Where you have a contract for the sale of goods between merchants, a delivery and a subsequent failure to pay according to the contract, that’s a breach of contract. It is subject to a four-year statute of limitations under the Uniform Commercial Code, and putting an “account stated” label on it doesn’t change that.
That was the ruling of the Court of Appeals in Trebelhorn v. Agrawal, et al., a case of first impression in Minnesota.
“Minnesota cases have not addressed the question of whether an account-stated claim, premised on the same underlying facts as a sale-of-goods transaction governed by the UCC, is subject to the UCC’s four-year limitations period. This is therefore an issue of first impression in Minnesota,” wrote Judge John Rodenberg for the Court of Appeals.
The court determined that a legal remedy for breach of contract and an equitable remedy for account stated should have the same statute of limitations under the UCC, said the respondent’s attorney, Brian Rude. “You have to look beyond the remedy to the source of the claim.”
Appellant’s attorney, Christopher Heinze, said he believed there were facts in the record that the court overlooked or ignored that might have changed the outcome. He said he will talk with his client and determine his next steps.
Jointly, severally and personally liable
Appellant Scott Trebelhorn and respondent Abhishek Agrawal in 2006 executed a “supply agreement” for petroleum products to be delivered to respondent’s gas station in Belle Plaine. The supply agreement recited that it included all agreements between the parties, including a credit agreement and personal guarantee previously signed by the respondent. It said that the signatory on behalf of the dealer (Agrawal) was jointly, severally and personally liable for all the dealer’s financial obligations. The dealer was identified as Abhishek Agrawal d/b/a AKSK Financial Corp d/b/a BP/Super Stop & Wash.
In 2010, Agrawal failed to pay for the fuel he received and appellant hired RTS Financial Group, a co-respondent to collect an outstanding balance of $58,630. RTS settled with AKSK for $34,000 and said it would no longer pursue Agrawal or AKSK.
Nevertheless, appellant sued Agrawal on December 26, 2014 for breach of contract, account stated, and promissory estoppel/unjust enrichment. Appellant also sued RTS for breach of contract, alleging that RTS breached its agreement with appellant by communicating with Agrawal while negotiating with AKSK.
The District Court granted Agrawal summary judgment in 2016, finding the claims barred by the statute of limitations. The court found that the supply agreement unambiguously provided that Agrawal was a party to it and the claims arising under it, including the account-stated claim, were subject to the UCC’s four-year statute of limitations. In 2017, the District Court granted RTS’s motion for summary judgment and dismissed the last of appellant’s claims.

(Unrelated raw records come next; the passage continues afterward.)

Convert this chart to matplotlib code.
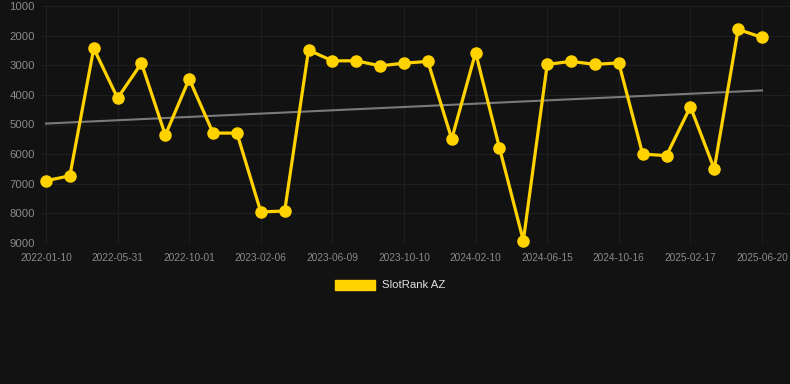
import numpy as np
import matplotlib
matplotlib.use("Agg")
import matplotlib.pyplot as plt
from matplotlib.patches import Patch

# rank values (lower is better, axis inverted)
ranks = [6900, 6730, 2430, 4110, 2930, 5360, 3460, 5290, 5290, 7950, 7920,
         2490, 2850, 2850, 3020, 2930, 2870, 5490, 2570, 5790, 8920,
         2970, 2870, 2970, 2920, 6000, 6050, 4400, 6500, 1790, 2060]
tick_labels = ["2022-01-10", "2022-05-31", "2022-10-01", "2023-02-06",
               "2023-06-09", "2023-10-10", "2024-02-10", "2024-06-15",
               "2024-10-16", "2025-02-17", "2025-06-20"]
y_ticks = [1000, 2000, 3000, 4000, 5000, 6000, 7000, 8000, 9000]
series_name = "SlotRank AZ"

bg = "#121212"
yellow = "#FFD200"
W, H = 790, 384

fig = plt.figure(figsize=(W / 100, H / 100), dpi=100, facecolor=bg)
ax = fig.add_axes([42 / W, 1 - 243 / H, (790 - 42) / W, (243 - 6) / H])
ax.set_facecolor(bg)

x = np.arange(len(ranks))
# trend line
k, b = np.polyfit(x, ranks, 1)
ax.plot(x, k * x + b, color="#7a7a7a", lw=1.5, zorder=2)

ax.plot(x, ranks, color=yellow, lw=2.3, marker="o", ms=8,
        markerfacecolor=yellow, markeredgecolor=yellow, zorder=3, clip_on=False)

step = 23.87
ax.set_xlim(-4 / step, len(ranks) - 1 + 28 / step)
ax.set_ylim(9000, 1000)
ax.set_xticks(x[::3])
ax.set_xticklabels(tick_labels)
ax.set_yticks(y_ticks)
ax.set_yticklabels([str(v) for v in y_ticks])

for s in ax.spines.values():
    s.set_visible(False)
ax.grid(True, color="#1f1f1f", lw=0.8)
ax.set_axisbelow(True)
ax.tick_params(length=0, colors="#8a8a8a")
for t in ax.get_xticklabels():
    t.set_fontfamily("Liberation Sans")
    t.set_fontsize(7.3)
for t in ax.get_yticklabels():
    t.set_fontfamily("Liberation Sans")
    t.set_fontsize(8.2)
ax.tick_params(axis="x", pad=7)
ax.tick_params(axis="y", pad=5)

leg = fig.legend(handles=[Patch(facecolor=yellow, edgecolor=yellow, label=series_name)],
                 loc="center", bbox_to_anchor=(0.5 - 5 / W, 1 - 285 / H), frameon=False,
                 prop={"family": "Liberation Sans", "size": 8.2},
                 handlelength=3.5, handleheight=1.0, handletextpad=0.6)
for t in leg.get_texts():
    t.set_color("#e0e0e0")

fig.savefig("out.png", dpi=100, facecolor=bg)
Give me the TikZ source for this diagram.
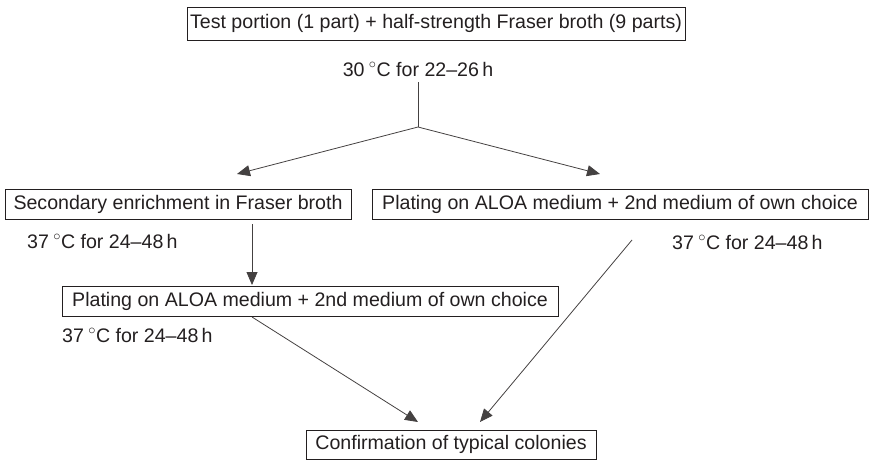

The Court of Appeals affirmed. The court began by determining that the supply agreement unambiguously names Agrawal as a party to it. The District Court found three specific areas that indicated the parties’ intent to include Agrawal as a party. First, the supply agreement states that it is an agreement between Agrawal and Trebelhorn. It also states that each of the signatories on behalf of the dealer shall be jointly, severally and personally liable for all financial obligations of the dealer. Third, the signature line is labeled “Dealer—Abhishek Agrawal” and was signed by him.
Since Agrawal was personally bound by the contract, he was a co-maker and not a guarantor, the court said.
The court rejected the appellant’s attempt to demonstrate ambiguity with extrinsic evidence.
The appellant argued that his account-stated claim is subject to a six-year statute of limitations, even if it is a reframed breach of contract claim. The court disagreed. It rejected his argument that his claims arose under the personal guarantee in the credit application and not the supply agreement. Section 12 of the supply agreement includes a merger clause explicitly stating that there are no other agreements regarding the subject matter of the supply agreement.
The court also said that the account-stated claim, which arises out of the same underlying facts as the breach-of-contract claim, is subject to the four-year statute of limitations. The appellant argued that the account-stated claim has different elements and remedies than a breach-of-contract claim, but the court said that was irrelevant.
“Minnesota law … does not allow us to determine the applicable statute of limitations based on the nature of the remedy; the applicable limitations period is determined by the nature of the wrong,” Rodenberg wrote. The only wrong of which appellant complained was failure to pay for the petroleum products, the court continued.
“Appellant’s claim against Agrawal accrued when Agrawal failed to pay for the petroleum that was delivered in April of 2010. At the latest, the claim accrued when appellant sent Agrawal notice of default of the Supply Agreement on May 14, 2010. Appellant did not serve the summons and complaint on Agrawal until December 26, 2014. As such, appellant did not sue Agrawal within the applicable four-year limitations period. His claims are therefore barred, and the district court did not err in summarily dismissing appellant’s claims against Agrawal on this basis,” Rodenberg said.
The court also affirmed the dismissal of claims against RTS.